Clark was asked, once again, about that hair, and thankfully, she now has a great sense of humor about the whole ordeal: "How could I have a makeover and still look like that?!" Guthrie also tried, like many before her, to get Clark to spill on the details of her relationship with Darden, long rumored to be more than platonic, but she's still not budging. Clark kept her characterizations of Darden strictly professional, saying that the two were "the best of friends" and "trench mates."

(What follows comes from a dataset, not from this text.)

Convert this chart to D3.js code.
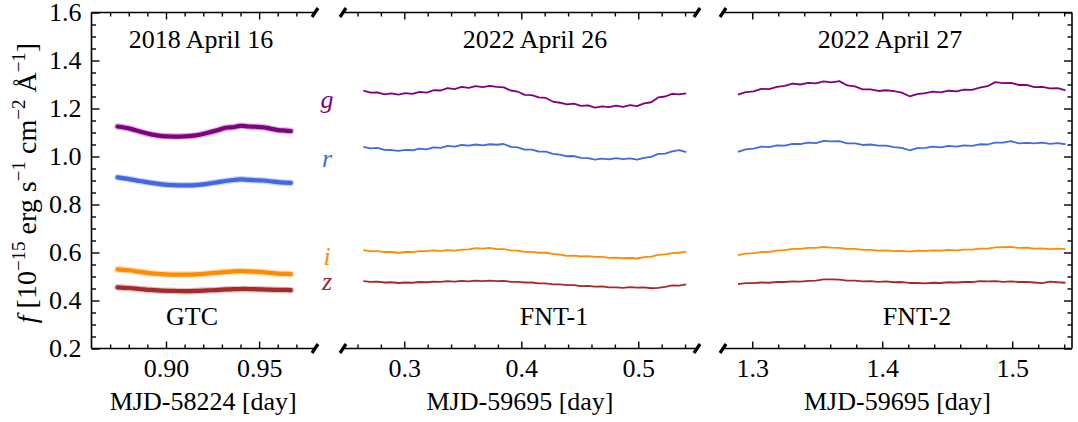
<!DOCTYPE html>
<html>
<head>
<meta charset="utf-8">
<script src="https://cdn.jsdelivr.net/npm/d3@7/dist/d3.min.js"></script>
<style>
  body { margin: 0; background: #fff; }
  svg text { font-family: "Liberation Serif", "Times New Roman", serif; fill: #000; }
</style>
</head>
<body>
<svg id="chart" width="1078" height="422"></svg>
<script>
// bands and colours
const bands = ['g', 'r', 'i', 'z'];
const bandColors = ['purple', 'royalblue', 'darkorange', 'brown'];

const nightTitles = ['2018 April 16', '2022 April 26', '2022 April 27'];
const telescopes = ['GTC', 'FNT-1', 'FNT-2'];
const xTitles = ['MJD-58224 [day]', 'MJD-59695 [day]', 'MJD-59695 [day]'];

const yMajor = [0.2, 0.4, 0.6, 0.8, 1.0, 1.2, 1.4, 1.6];
const yMinor = [0.25, 0.3, 0.35, 0.45, 0.5, 0.55, 0.65, 0.7, 0.75, 0.85, 0.9, 0.95,
                1.05, 1.1, 1.15, 1.25, 1.3, 1.35, 1.45, 1.5, 1.55];

const xMajor0 = [0.90, 0.95];
const xMinor0 = [0.87, 0.88, 0.89, 0.91, 0.92, 0.93, 0.94, 0.96, 0.97];
const xMajor1 = [0.3, 0.4, 0.5];
const xMinor1 = [0.26, 0.28, 0.32, 0.34, 0.36, 0.38, 0.42, 0.44, 0.46, 0.48, 0.52, 0.54];
const xMajor2 = [1.3, 1.4, 1.5];
const xMinor2 = [1.32, 1.34, 1.36, 1.38, 1.42, 1.44, 1.46, 1.48, 1.52, 1.54];

// GTC, 2018 April 16
const t0 = [0.874, 0.880, 0.886, 0.892, 0.898, 0.904, 0.910, 0.916, 0.922, 0.928,
            0.932, 0.936, 0.940, 0.944, 0.948, 0.952, 0.956, 0.960, 0.964, 0.967];
const g0 = [1.125, 1.117, 1.104, 1.092, 1.085, 1.083, 1.084, 1.088, 1.098, 1.110,
            1.120, 1.122, 1.128, 1.125, 1.124, 1.122, 1.116, 1.110, 1.108, 1.106];
const r0 = [0.913, 0.906, 0.898, 0.890, 0.884, 0.881, 0.880, 0.881, 0.886, 0.893,
            0.898, 0.902, 0.905, 0.903, 0.901, 0.900, 0.897, 0.893, 0.891, 0.890];
const i0 = [0.530, 0.526, 0.519, 0.513, 0.510, 0.508, 0.508, 0.509, 0.512, 0.516,
            0.519, 0.521, 0.523, 0.521, 0.520, 0.518, 0.515, 0.512, 0.511, 0.510];
const z0 = [0.455, 0.452, 0.448, 0.444, 0.441, 0.440, 0.439, 0.440, 0.442, 0.444,
            0.446, 0.447, 0.448, 0.448, 0.447, 0.446, 0.445, 0.444, 0.444, 0.443];

// FNT-1, 2022 April 26
const t1 = [0.265, 0.271, 0.277, 0.283, 0.289, 0.295, 0.301, 0.307, 0.313, 0.319,
            0.325, 0.331, 0.337, 0.343, 0.349, 0.355, 0.361, 0.367, 0.373, 0.379,
            0.385, 0.391, 0.397, 0.403, 0.409, 0.415, 0.421, 0.427, 0.433, 0.439,
            0.445, 0.451, 0.457, 0.463, 0.469, 0.475, 0.481, 0.487, 0.493, 0.499,
            0.505, 0.511, 0.517, 0.523, 0.529, 0.535, 0.541];
const g1 = [1.274, 1.266, 1.267, 1.259, 1.263, 1.258, 1.264, 1.261, 1.269, 1.266,
            1.276, 1.275, 1.285, 1.281, 1.290, 1.286, 1.293, 1.289, 1.294, 1.290,
            1.288, 1.275, 1.270, 1.257, 1.256, 1.246, 1.244, 1.229, 1.224, 1.217,
            1.220, 1.211, 1.213, 1.204, 1.209, 1.206, 1.212, 1.207, 1.214, 1.210,
            1.221, 1.226, 1.246, 1.250, 1.261, 1.259, 1.263];
const r1 = [1.040, 1.034, 1.036, 1.028, 1.027, 1.023, 1.028, 1.026, 1.033, 1.030,
            1.038, 1.036, 1.044, 1.041, 1.048, 1.045, 1.050, 1.046, 1.051, 1.049,
            1.052, 1.040, 1.038, 1.029, 1.029, 1.020, 1.020, 1.011, 1.008, 1.001,
            1.002, 0.994, 0.993, 0.987, 0.991, 0.988, 0.993, 0.989, 0.992, 0.987,
            0.994, 0.998, 1.011, 1.012, 1.021, 1.027, 1.018];
const i1 = [0.610, 0.606, 0.606, 0.602, 0.602, 0.599, 0.602, 0.602, 0.606, 0.606,
            0.609, 0.607, 0.610, 0.608, 0.612, 0.613, 0.618, 0.616, 0.619, 0.614,
            0.614, 0.609, 0.608, 0.603, 0.603, 0.599, 0.599, 0.594, 0.591, 0.586,
            0.587, 0.584, 0.585, 0.582, 0.582, 0.578, 0.579, 0.576, 0.577, 0.575,
            0.581, 0.583, 0.590, 0.592, 0.597, 0.599, 0.604];
const z1 = [0.481, 0.478, 0.479, 0.475, 0.476, 0.473, 0.475, 0.474, 0.477, 0.476,
            0.479, 0.478, 0.481, 0.479, 0.482, 0.480, 0.483, 0.481, 0.483, 0.481,
            0.482, 0.478, 0.478, 0.475, 0.475, 0.471, 0.471, 0.467, 0.467, 0.464,
            0.464, 0.460, 0.461, 0.458, 0.459, 0.455, 0.455, 0.453, 0.456, 0.454,
            0.455, 0.451, 0.453, 0.457, 0.463, 0.462, 0.467];

// FNT-2, 2022 April 27
const t2 = [1.289, 1.295, 1.301, 1.307, 1.313, 1.319, 1.325, 1.331, 1.337, 1.343,
            1.349, 1.355, 1.361, 1.367, 1.373, 1.379, 1.385, 1.391, 1.397, 1.403,
            1.409, 1.415, 1.421, 1.427, 1.433, 1.439, 1.445, 1.451, 1.457, 1.463,
            1.469, 1.475, 1.481, 1.487, 1.493, 1.499, 1.505, 1.511, 1.517, 1.523,
            1.529, 1.535, 1.541];
const g2 = [1.258, 1.268, 1.271, 1.282, 1.281, 1.290, 1.294, 1.304, 1.300, 1.307,
            1.305, 1.313, 1.309, 1.314, 1.296, 1.292, 1.280, 1.280, 1.273, 1.276,
            1.272, 1.266, 1.251, 1.260, 1.264, 1.270, 1.267, 1.274, 1.271, 1.279,
            1.278, 1.287, 1.293, 1.310, 1.306, 1.307, 1.298, 1.298, 1.289, 1.290,
            1.284, 1.285, 1.276];
const r2 = [1.019, 1.030, 1.033, 1.041, 1.039, 1.046, 1.045, 1.053, 1.052, 1.058,
            1.056, 1.065, 1.063, 1.064, 1.055, 1.055, 1.048, 1.050, 1.045, 1.045,
            1.039, 1.036, 1.026, 1.035, 1.036, 1.041, 1.038, 1.044, 1.041, 1.046,
            1.044, 1.051, 1.050, 1.058, 1.058, 1.064, 1.055, 1.057, 1.055, 1.058,
            1.053, 1.056, 1.051];
const i2 = [0.589, 0.595, 0.597, 0.602, 0.603, 0.608, 0.610, 0.615, 0.615, 0.619,
            0.619, 0.623, 0.620, 0.619, 0.615, 0.615, 0.611, 0.611, 0.608, 0.609,
            0.606, 0.607, 0.604, 0.608, 0.607, 0.609, 0.608, 0.611, 0.609, 0.612,
            0.612, 0.616, 0.616, 0.621, 0.622, 0.623, 0.619, 0.620, 0.616, 0.617,
            0.614, 0.616, 0.614];
const z2 = [0.468, 0.472, 0.472, 0.475, 0.474, 0.478, 0.477, 0.480, 0.479, 0.482,
            0.483, 0.488, 0.488, 0.487, 0.483, 0.483, 0.480, 0.481, 0.478, 0.480,
            0.476, 0.477, 0.473, 0.473, 0.471, 0.474, 0.473, 0.476, 0.475, 0.477,
            0.477, 0.481, 0.480, 0.481, 0.478, 0.480, 0.477, 0.478, 0.475, 0.472,
            0.479, 0.476, 0.474];

const yTop = 12.5, yBot = 348.5;
const FS = 26;

const panels = [
  { px: [91.5, 315], domain: [0.86, 0.98], major: xMajor0, minor: xMinor0, fmt: d3.format('.2f'),
    t: t0, series: [g0, r0, i0, z0], thick: true },
  { px: [343, 697], domain: [0.2476, 0.5502], major: xMajor1, minor: xMinor1, fmt: d3.format('.1f'),
    t: t1, series: [g1, r1, i1, z1], thick: false },
  { px: [723, 1072], domain: [1.2775, 1.5460], major: xMajor2, minor: xMinor2, fmt: d3.format('.1f'),
    t: t2, series: [g2, r2, i2, z2], thick: false }
];

const svg = d3.select('#chart');
const y = d3.scaleLinear().domain([0.2, 1.6]).range([yBot, yTop]);

panels.forEach((p, k) => {
  const x = d3.scaleLinear().domain(p.domain).range(p.px);
  const g = svg.append('g');

  // light curves
  const line = d3.line()
    .x((d, j) => x(p.t[j]))
    .y(d => y(d))
    .curve(p.thick ? d3.curveCatmullRom : d3.curveLinear);

  p.series.forEach((vals, b) => {
    if (p.thick) {
      g.append('path').datum(vals).attr('d', line)
        .attr('fill', 'none').attr('stroke', bandColors[b])
        .attr('stroke-width', 6.5).attr('stroke-opacity', 0.3)
        .attr('stroke-linecap', 'round');
      g.append('path').datum(vals).attr('d', line)
        .attr('fill', 'none').attr('stroke', bandColors[b])
        .attr('stroke-width', 4.2).attr('stroke-linecap', 'round');
    } else {
      g.append('path').datum(vals).attr('d', line)
        .attr('fill', 'none').attr('stroke', bandColors[b])
        .attr('stroke-width', 1.8).attr('stroke-linejoin', 'round');
    }
  });

  // spines
  g.append('line').attr('x1', p.px[0]).attr('x2', p.px[1]).attr('y1', yTop).attr('y2', yTop)
    .attr('stroke', '#000').attr('stroke-width', 1.6);
  g.append('line').attr('x1', p.px[0]).attr('x2', p.px[1]).attr('y1', yBot).attr('y2', yBot)
    .attr('stroke', '#000').attr('stroke-width', 1.6);

  // x axes (inward ticks, top mirrored)
  const bottomMajor = g.append('g').attr('transform', `translate(0,${yBot})`)
    .call(d3.axisBottom(x).tickValues(p.major).tickFormat(p.fmt).tickSize(-7).tickSizeOuter(0).tickPadding(10));
  g.append('g').attr('transform', `translate(0,${yBot})`)
    .call(d3.axisBottom(x).tickValues(p.minor).tickFormat('').tickSize(-4).tickSizeOuter(0));
  g.append('g').attr('transform', `translate(0,${yTop})`)
    .call(d3.axisTop(x).tickValues(p.major).tickFormat('').tickSize(-7).tickSizeOuter(0));
  g.append('g').attr('transform', `translate(0,${yTop})`)
    .call(d3.axisTop(x).tickValues(p.minor).tickFormat('').tickSize(-4).tickSizeOuter(0));

  bottomMajor.selectAll('text').attr('font-size', FS).attr('font-family', null);

  // y axes on outer sides
  if (k === 0) {
    const left = g.append('g').attr('transform', `translate(${p.px[0]},0)`)
      .call(d3.axisLeft(y).tickValues(yMajor).tickFormat(d3.format('.1f')).tickSize(-8).tickSizeOuter(0).tickPadding(10));
    g.append('g').attr('transform', `translate(${p.px[0]},0)`)
      .call(d3.axisLeft(y).tickValues(yMinor).tickFormat('').tickSize(-4.5).tickSizeOuter(0));
    left.selectAll('text').attr('font-size', FS).attr('font-family', null);
    g.append('line').attr('x1', p.px[0]).attr('x2', p.px[0]).attr('y1', yTop).attr('y2', yBot)
      .attr('stroke', '#000').attr('stroke-width', 1.6);
  }
  if (k === panels.length - 1) {
    g.append('g').attr('transform', `translate(${p.px[1]},0)`)
      .call(d3.axisRight(y).tickValues(yMajor).tickFormat('').tickSize(-8).tickSizeOuter(0));
    g.append('g').attr('transform', `translate(${p.px[1]},0)`)
      .call(d3.axisRight(y).tickValues(yMinor).tickFormat('').tickSize(-4.5).tickSizeOuter(0));
    g.append('line').attr('x1', p.px[1]).attr('x2', p.px[1]).attr('y1', yTop).attr('y2', yBot)
      .attr('stroke', '#000').attr('stroke-width', 1.6);
  }
  g.selectAll('.domain').remove();
  g.selectAll('.tick line').attr('stroke', '#000').attr('stroke-width', 1.4);

  // break marks
  const ends = [];
  if (k > 0) ends.push(p.px[0]);
  if (k < panels.length - 1) ends.push(p.px[1]);
  ends.forEach(ex => {
    [yTop, yBot].forEach(ey => {
      g.append('line').attr('x1', ex - 3).attr('y1', ey + 4.5).attr('x2', ex + 3).attr('y2', ey - 4.5)
        .attr('stroke', '#000').attr('stroke-width', 3.2);
    });
  });

  // texts
  const cx = (p.px[0] + p.px[1]) / 2;
  const titleX = [201, 535, 890][k];
  const telX = [192, 554, 917][k];
  g.append('text').attr('x', titleX).attr('y', 48).attr('text-anchor', 'middle')
    .attr('font-size', FS).text(nightTitles[k]);
  g.append('text').attr('x', telX).attr('y', 325).attr('text-anchor', 'middle')
    .attr('font-size', FS).text(telescopes[k]);
  g.append('text').attr('x', cx).attr('y', 410).attr('text-anchor', 'middle')
    .attr('font-size', FS).text(xTitles[k]);
});

// band labels between first and second panel
const bandLabelY = [1.202, 0.956, 0.548, 0.444];
bands.forEach((b, j) => {
  svg.append('text').attr('x', 327).attr('y', y(bandLabelY[j])).attr('text-anchor', 'middle')
    .attr('font-size', FS).attr('font-style', 'italic').style('fill', bandColors[j]).text(b);
});

// y label
const supFS = 19, supDy = 11;
const yl = svg.append('text')
  .attr('transform', `translate(36,183) rotate(-90)`)
  .attr('text-anchor', 'middle').attr('font-size', 28);
yl.append('tspan').attr('font-style', 'italic').text('f');
yl.append('tspan').text(' [10');
yl.append('tspan').attr('font-size', supFS).attr('dy', -supDy).text('\u221215');
yl.append('tspan').attr('dy', supDy).text(' erg s');
yl.append('tspan').attr('font-size', supFS).attr('dy', -supDy).text('\u22121');
yl.append('tspan').attr('dy', supDy).text(' cm');
yl.append('tspan').attr('font-size', supFS).attr('dy', -supDy).text('\u22122');
yl.append('tspan').attr('dy', supDy).text(' \u00c5');
yl.append('tspan').attr('font-size', supFS).attr('dy', -supDy).text('\u22121');
yl.append('tspan').attr('dy', supDy).text(']');
</script>
</body>
</html>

Clark also recalled her interactions with Judge Lance Ito: "He treated me like a second class citizen," she alleged. Clark revealed that the president of the National Organization for Women actually put together a video presentation for Ito to demonstrate his unequal treatment of Clark (she went into more detail on the subject in a February interview with New York Magazine). She believes that the judge's attitude towards her negatively effected the jury's perception of her.

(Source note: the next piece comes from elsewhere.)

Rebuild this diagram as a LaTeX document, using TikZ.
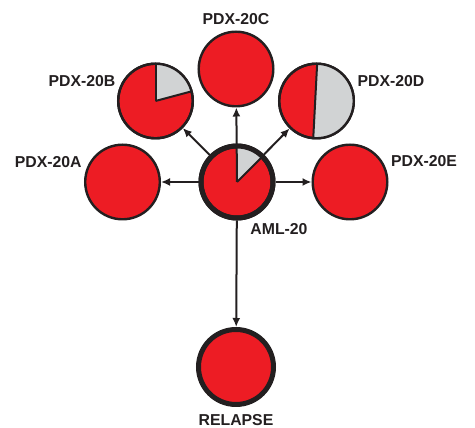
\documentclass[tikz,border=0pt]{standalone}
\usepackage{fontspec}
\setmainfont{Liberation Sans}
\usetikzlibrary{arrows.meta,calc}
\definecolor{pdxred}{HTML}{ED1C24}
\definecolor{pdxgrey}{HTML}{D1D3D4}
\definecolor{ink}{HTML}{231F20}
\tikzset{
  pdx/.style={circle, draw=ink, fill=pdxred, line width=2.4pt, minimum size=74.6pt, inner sep=0pt},
  big/.style={circle, draw=ink, fill=pdxred, line width=5pt, minimum size=72pt, inner sep=0pt},
  lbl/.style={inner sep=0pt, text=ink, font=\fontsize{15.8}{18}\selectfont\bfseries},
  arr/.style={draw=ink, line width=2pt, -{Latex[length=9pt,width=8pt]}},
  edge/.style={draw=ink, line width=2pt},
}
\begin{document}
\begin{tikzpicture}[x=1pt,y=1pt]
\useasboundingbox (0,0) rectangle (475,428);
% circles
\node[big] (AML) at (237,246) {};
\node[pdx] (A) at (122.5,246) {};
\node[pdx] (E) at (350,246) {};
\node[pdx] (C) at (236,359) {};
\node[pdx] (B) at (155.5,327) {};
\node[pdx] (D) at (316.5,327) {};
\node[big, minimum size=75pt] (R) at (236,61) {};
% wedges
\fill[pdxgrey] (B.center) -- ++(15:37.3) arc[start angle=15,end angle=90,radius=37.3] -- cycle;
\draw[edge] (B.center) -- ++(15:37.3);
\draw[edge] (B.center) -- ++(90:37.3);
\draw[draw=ink, line width=2.4pt] (B.center) circle[radius=37.3];
\fill[pdxgrey] (D.center) ++(89:37.3) arc[start angle=89,end angle=-95,radius=37.3] -- cycle;
\draw[edge] (D.center) ++(89:37.3) -- ($(D.center)+(-95:37.3)$);
\draw[draw=ink, line width=2.4pt] (D.center) circle[radius=37.3];
\fill[pdxgrey] (AML.center) -- ++(45:36) arc[start angle=45,end angle=90,radius=36] -- cycle;
\draw[edge] (AML.center) -- ++(45:36);
\draw[draw=ink, line width=5pt] (AML.center) circle[radius=36];
% arrows
\draw[arr] (AML.center) -- (C);
\draw[arr] (AML) -- (B);
\draw[arr] (AML) -- (D);
\draw[arr] (AML) -- (A);
\draw[arr] (AML) -- (E);
\draw[arr] (AML) -- (R);
% labels
\node[lbl] (lC) at (236,409) {PDX-20C};
\node[lbl] (lB) at (82,346.5) {PDX-20B};
\node[lbl] (lD) at (391,347) {PDX-20D};
\node[lbl] (lA) at (48.3,265.5) {PDX-20A};
\node[lbl] (lE) at (424,267) {PDX-20E};
\node[lbl] (lAML) at (279,199) {AML-20};
\node[lbl] (lR) at (236,8) {RELAPSE};
\end{tikzpicture}
\end{document}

While Clark didn't plan to watch the series that rehashed her "15 months of trauma," she just couldn't help herself, but she said that she tries to focus on Sarah Paulson as an actress, reminding herself that "it's not me." As for her sons, who were 3 and 5 years old at time of the trial, and who occasionally pop up on the show, Clark said that her oldest, now 26, did watch the first episode, where his character was seen eating puzzle pieces. "He goes, 'Mom, I am not that dumb. Tell me I'm not that dumb.' I told him I thought he should sue."

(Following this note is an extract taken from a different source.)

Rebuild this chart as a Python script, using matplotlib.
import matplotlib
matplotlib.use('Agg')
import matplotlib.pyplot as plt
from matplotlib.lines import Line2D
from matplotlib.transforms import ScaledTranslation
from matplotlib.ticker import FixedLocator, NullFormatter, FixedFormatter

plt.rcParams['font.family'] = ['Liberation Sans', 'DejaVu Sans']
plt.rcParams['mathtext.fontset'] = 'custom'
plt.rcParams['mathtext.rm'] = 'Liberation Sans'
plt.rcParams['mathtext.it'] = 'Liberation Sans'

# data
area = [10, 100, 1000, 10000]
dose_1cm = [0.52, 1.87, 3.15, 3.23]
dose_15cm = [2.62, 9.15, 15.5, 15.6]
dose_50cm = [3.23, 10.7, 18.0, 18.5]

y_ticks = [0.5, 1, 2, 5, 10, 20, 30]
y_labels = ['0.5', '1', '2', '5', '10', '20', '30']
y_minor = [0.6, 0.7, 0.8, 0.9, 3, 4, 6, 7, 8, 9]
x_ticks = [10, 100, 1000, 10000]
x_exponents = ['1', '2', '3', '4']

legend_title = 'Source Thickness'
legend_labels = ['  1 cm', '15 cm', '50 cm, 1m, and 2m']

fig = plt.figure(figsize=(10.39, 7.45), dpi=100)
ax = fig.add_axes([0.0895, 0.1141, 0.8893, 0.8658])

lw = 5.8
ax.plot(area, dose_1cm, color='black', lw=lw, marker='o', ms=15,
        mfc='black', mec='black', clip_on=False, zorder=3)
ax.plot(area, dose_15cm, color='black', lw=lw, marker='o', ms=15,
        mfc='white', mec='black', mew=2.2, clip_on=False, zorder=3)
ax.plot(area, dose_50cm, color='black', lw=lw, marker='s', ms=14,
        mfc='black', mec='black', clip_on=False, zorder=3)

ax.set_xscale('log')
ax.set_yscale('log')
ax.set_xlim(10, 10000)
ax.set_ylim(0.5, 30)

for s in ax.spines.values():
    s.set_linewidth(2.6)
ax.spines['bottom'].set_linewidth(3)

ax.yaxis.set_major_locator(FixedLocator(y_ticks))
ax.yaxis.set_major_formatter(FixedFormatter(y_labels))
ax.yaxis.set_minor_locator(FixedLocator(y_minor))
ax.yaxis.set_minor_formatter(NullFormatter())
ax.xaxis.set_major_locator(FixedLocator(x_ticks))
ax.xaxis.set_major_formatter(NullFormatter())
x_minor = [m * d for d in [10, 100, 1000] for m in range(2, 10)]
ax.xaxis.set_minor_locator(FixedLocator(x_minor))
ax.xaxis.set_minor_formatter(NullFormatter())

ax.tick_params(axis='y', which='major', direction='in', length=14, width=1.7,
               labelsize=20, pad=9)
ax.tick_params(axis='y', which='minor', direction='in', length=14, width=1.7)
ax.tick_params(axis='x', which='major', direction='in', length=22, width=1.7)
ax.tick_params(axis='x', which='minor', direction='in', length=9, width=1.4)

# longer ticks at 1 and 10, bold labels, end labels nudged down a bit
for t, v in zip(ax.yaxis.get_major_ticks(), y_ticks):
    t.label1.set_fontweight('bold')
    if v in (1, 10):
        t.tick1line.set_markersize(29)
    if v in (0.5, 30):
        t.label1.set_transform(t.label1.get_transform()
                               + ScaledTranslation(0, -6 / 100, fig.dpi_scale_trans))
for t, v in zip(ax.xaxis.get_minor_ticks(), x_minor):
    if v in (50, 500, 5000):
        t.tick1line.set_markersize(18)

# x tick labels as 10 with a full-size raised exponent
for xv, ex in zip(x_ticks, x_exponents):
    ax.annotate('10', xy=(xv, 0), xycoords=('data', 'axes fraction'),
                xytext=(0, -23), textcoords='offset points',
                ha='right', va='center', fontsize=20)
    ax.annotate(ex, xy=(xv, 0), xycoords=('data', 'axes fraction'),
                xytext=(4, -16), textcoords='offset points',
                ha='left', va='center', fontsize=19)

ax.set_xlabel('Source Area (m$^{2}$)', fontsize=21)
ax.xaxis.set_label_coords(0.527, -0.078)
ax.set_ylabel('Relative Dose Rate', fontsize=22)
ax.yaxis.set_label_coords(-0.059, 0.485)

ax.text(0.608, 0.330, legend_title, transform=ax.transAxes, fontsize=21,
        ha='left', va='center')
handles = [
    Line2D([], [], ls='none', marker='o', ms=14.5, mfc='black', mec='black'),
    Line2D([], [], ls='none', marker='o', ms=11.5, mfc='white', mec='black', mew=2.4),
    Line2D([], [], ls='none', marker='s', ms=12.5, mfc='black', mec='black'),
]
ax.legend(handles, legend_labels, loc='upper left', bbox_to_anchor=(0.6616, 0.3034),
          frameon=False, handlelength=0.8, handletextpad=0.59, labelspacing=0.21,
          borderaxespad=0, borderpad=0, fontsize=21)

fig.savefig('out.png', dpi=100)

While Clark may never be "satisfied" with the trial, at least The People v. O.J. Simpson has shown a whole new generation of TV viewers how hard she fought for that guilty verdict, and how little control she truly had over the outcome. The former prosecutor was little more than a punchline a year ago, when Tina Fey parodied her on Unbreakable Kimmy Schmidt, but today, she's a feminist hero. Clark will never see the justice that she sees fit for Simpson, but perhaps she's finally seen justice for herself.